Hajj Radwan didn't maintain offices, training camps, or anything that came with ground anyone could tie his name to. The size of his organization varied strictly according to need and never grew larger than the low hundreds. Like any capable guerrilla group, they never put themselves under the same roof. Instead, they met in twos and threes, alternating between one another's apartments, street corners, or dark stairwells.

Hajj Radwan detested the modern corporate circus, wanting nothing to do with anything that smacked of administrative drag. He didn't permit personnel rosters, telephone books, PowerPoint and Excel
spreadsheets, press flacks, or event planners. And definitely no conferences, staff meetings, and corporate pep talks. If someone didn't like the way he ran things, he could quit and go work for IBM.

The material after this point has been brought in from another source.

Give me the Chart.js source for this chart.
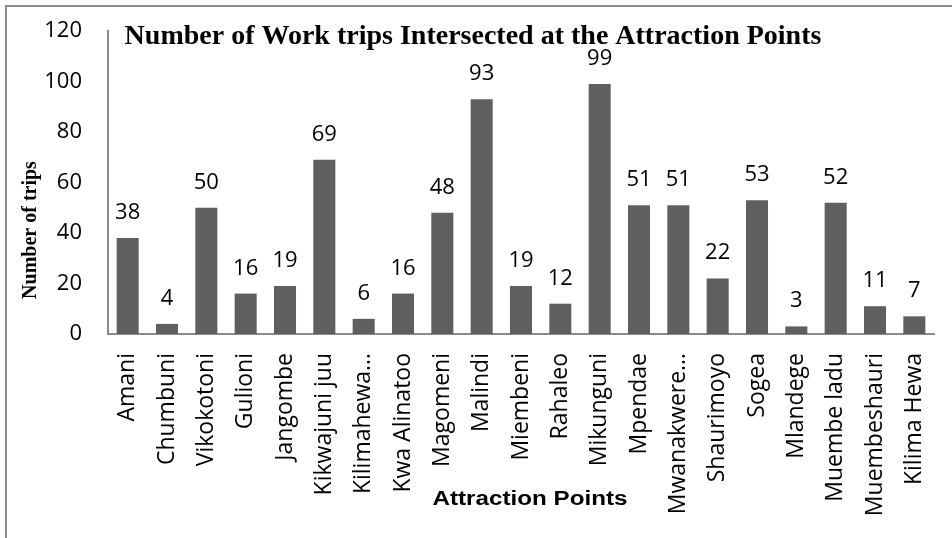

Hajj Radwan treated the Internet as if it were the bubonic plague. It might be newfangled, convenient, and entertaining, the delight of the lazy and shiftless, but he understood it for what it was—a central bus station easy for the cops to watch. The worst sort of flytrap. Even talking in chat rooms was strictly verboten for his people.

Inside Hezbollah, few people even knew Hajj Radwan's name or, for that matter, that there existed an ultrasecret cell. And those who did never mentioned it outside their tight, closed circle. And anyone foolish enough to ask around about Hajj Radwan was immediately pegged as a spy. It's a consensus of silence that is difficult for us in the West to understand, but for the assassin, it's a sine qua non for survival.

It greatly helped that Hajj Radwan was never tempted to brand himself or his organization. No catchy names, no commissioning of hip, edgy logos, no tagging on walls. Some attacks he claimed in the name of the “Islamic Jihad Organization.” But that was nothing more than a name to serve the act, a confected mystery meant to let his enemies tremble at it in dumb dread.